Encerar el coro suponía un trabajo laborioso, pero supe ingeniármelas de modo que resultase ser una diversión, porque coloqué una balleta impregnada en cera bajo cada pié y comencé un extraño baile mientras cantaba, a la par de dejaba el piso brillante.
Me hallaba en esa labor un día en que vino en mi busca la madre superiora para comunicarme una terrible noticia, una de las peores de mi vida.
Me dijo que, como yo ya sabía, mi madre estaba muy enferma. Y que Dios había decidido llevársela al cielo. Al informarme de este hecho habían transcurrido ya dos semanas desde el fallecimiento de mi madre, pero a ella se le había olvidado comunicármelo si bien fué informada de inmediato, según supe después por mis familiares.

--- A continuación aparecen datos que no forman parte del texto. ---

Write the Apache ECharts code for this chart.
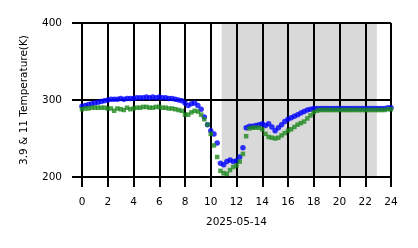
<!DOCTYPE html>
<html><head><meta charset="utf-8">
<script src="https://cdn.jsdelivr.net/npm/echarts@6/dist/echarts.min.js"></script>
<style>html,body{margin:0;padding:0;background:#fff}#c{width:418px;height:248px}</style>
</head><body><div id="c"></div>
<script>
// Hours (15-minute steps)
const hours = [];
for (let i = 0; i <= 96; i++) hours.push(i / 4);

// 3.9 µm temperature (blue)
const blueT = [292,293,294,295,296,297,298,299,300,301,301,301,302,301,302,302,
  302,303,303,303,304,303,304,303,304,303,303,302,302,301,300,299,
  296,293,295,296,293,288,278,268,260,256,244,218,216,220,222,220,
  221,226,238,264,266,266,267,268,269,267,269,265,260,264,268,272,
  275,277,279,281,283,285,287,288,289,289,289,289,289,289,289,289,
  289,289,289,289,289,289,289,289,289,289,289,289,289,289,289,290,290];
// 11 µm temperature (green)
const greenT = [288,289,289,290,290,290,290,290,289,289,286,289,288,287,290,288,
  289,290,290,291,291,290,290,291,291,290,290,289,289,288,287,286,
  281,281,284,286,285,281,275,268,256,241,226,208,205,204,209,213,
  215,220,230,253,263,264,264,264,262,256,252,251,250,251,254,257,
  260,262,265,268,270,272,276,280,284,286,287,287,287,287,287,287,
  287,287,287,287,287,287,287,287,287,287,287,287,287,287,287,288,288];

const shadeRange = [10.85, 22.9];
const xTicks = [0,2,4,6,8,10,12,14,16,18,20,22,24];
const yTicks = [200,300,400];

const chart = echarts.init(document.getElementById('c'), null, {renderer:'canvas'});
const font = 'DejaVu Sans';
const fs = 10.5;
chart.setOption({
  animation:false,
  grid:{left:82,right:27,top:23,bottom:71},
  xAxis:{type:'value',min:0,max:24,interval:2,z:2,
    name:'2025-05-14',nameLocation:'middle',nameGap:40,
    nameTextStyle:{color:'#000',fontSize:fs,fontFamily:font},
    axisLine:{show:true,onZero:false,lineStyle:{color:'#000',width:2}},
    axisTick:{show:true,length:10,lineStyle:{color:'#000',width:2}},
    axisLabel:{color:'#000',fontSize:fs,fontFamily:font,margin:20,
      formatter:v=>xTicks.includes(v)?String(v):''},
    splitLine:{show:true,lineStyle:{color:'#000',width:2}}},
  yAxis:{type:'value',min:200,max:400,interval:100,z:2,
    name:'3.9 & 11 Temperature(K)',nameLocation:'middle',nameGap:52,
    nameTextStyle:{color:'#000',fontSize:fs,fontFamily:font},
    axisLine:{show:true,lineStyle:{color:'#000',width:2}},
    axisTick:{show:true,length:10,lineStyle:{color:'#000',width:2}},
    axisLabel:{color:'#000',fontSize:fs,fontFamily:font,margin:20,
      formatter:v=>yTicks.includes(v)?String(v):''},
    splitLine:{show:true,lineStyle:{color:'#000',width:2}}},
  series:[
    {type:'line',data:[],z:1,silent:true,
      markArea:{silent:true,z:1,itemStyle:{color:'#d9d9d9'},
        data:[[{xAxis:shadeRange[0]},{xAxis:shadeRange[1]}]]}},
    {type:'scatter',name:'3.9',symbol:'circle',symbolSize:5.5,z:3,
      itemStyle:{color:'#0000ff'},
      data:hours.map((h,i)=>[h,blueT[i]])},
    {type:'scatter',name:'11',symbol:'rect',symbolSize:4.5,z:4,
      itemStyle:{color:'#1e8a1e'},
      data:hours.map((h,i)=>[h,greenT[i]])}
  ]
});
</script></body></html>
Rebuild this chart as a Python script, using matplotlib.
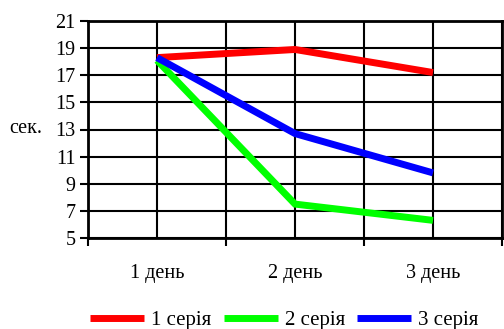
import matplotlib
matplotlib.use("Agg")
import matplotlib.pyplot as plt
from matplotlib.ticker import FixedLocator

plt.rcParams['font.family'] = ['Liberation Serif', 'DejaVu Serif']

days = ["1 день", "2 день", "3 день"]
series_names = ["1 серія", "2 серія", "3 серія"]
series_1 = [18.3, 18.9, 17.2]
series_2 = [18.1, 7.5, 6.3]
series_3 = [18.3, 12.7, 9.8]
colors = ["#ff0000", "#00ff00", "#0000ff"]
y_ticks = [5, 7, 9, 11, 13, 15, 17, 19, 21]

W, H = 504, 329
fig = plt.figure(figsize=(W / 100, H / 100), dpi=100)
ax = fig.add_axes([88 / W, (H - 238) / H, (502 - 88) / W, (238 - 21) / H])

x = [1, 2, 3]
handles = []
for vals, name, c in zip([series_1, series_2, series_3], series_names, colors):
    h, = ax.plot(x, vals, color=c, lw=5, solid_capstyle='butt',
                 solid_joinstyle='miter', label=name, zorder=3)
    handles.append(h)

ax.set_xlim(0.5, 3.5)
ax.set_ylim(5, 21)
ax.set_yticks(y_ticks)
ax.set_yticklabels([str(v) for v in y_ticks])

# category labels centred, ticks at category boundaries
ax.set_xticks(x)
ax.set_xticklabels(days)
ax.tick_params(axis='x', which='major', length=0, pad=19, labelsize=14.5)
ax.xaxis.set_minor_locator(FixedLocator([0.5, 1.5, 2.5, 3.5]))
ax.tick_params(axis='x', which='minor', length=6, width=1.5, direction='out')
ax.tick_params(axis='y', length=6, width=1.5, direction='out', labelsize=14.5, pad=3)

# grid every half category and every 2 seconds
for gx in [0.5, 1, 1.5, 2, 2.5, 3, 3.5]:
    ax.axvline(gx, color='black', lw=1.5, zorder=1)
for gy in y_ticks:
    ax.axhline(gy, color='black', lw=1.5, zorder=1)

for s in ax.spines.values():
    s.set_linewidth(2)
    s.set_color('black')

fig.text(9 / W, (H - 128) / H, "сек.", fontsize=14.5, va='center', ha='left')

fig.legend(handles=handles, loc='center', ncol=3, frameon=False,
           bbox_to_anchor=(0.564, (H - 320) / H), fontsize=15,
           handlelength=2.6, handletextpad=0.33, columnspacing=0.58)

fig.savefig("out.png", dpi=100)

Durante mi estancia en aquél internado, mi madre solía escribirme un par de cartas cada mes.
Comenzó a hacerlo a raiz de que las monjas le prohibiesen visitarme durante un tiempo, debido a que mi madre atacó a una de ellas tras ver que me habían rapado casi al cero como castigo.
Tras la noticia de su fallecimiento yo tenía una tendencia casi obsesiva a releer aquellas cartas, lo último que me quedaba de ella. Pero las monjas, al ver que cada vez que las leía me desbordaba un mar de lágrimas, optaron por quitarmelas. Supongo que en su momento fué una decisión acertada, de no ser porque tiempo después, cuando ya me había sosesago y aceptado el hecho, reclamé de nuevo aquellas cartas, y me dijeron entonces que ignoraban su paradero.
A la edad de trece años salí de aquél internado.
Las cartas jamás aparecieron.
Han transcurrido cuarenta años desde aquella etapa de mi infancia, pero sigo observando que los métodos que utilizan como castigo algunas de ellas son los mismos: dejan a los niños durante semanas sin recreo, les quitan la merienda, les martirizan con crueles observaciones, etc. La crueldad mental de algunas de esas mujeres que se supone dedican su vida al servicio del prójimo, sigue siendo latente, no sé si por frustración o por qué otra oscura razón, pero lo cierto es que el altruismo y la filantropía brillan a menudo por su ausencia.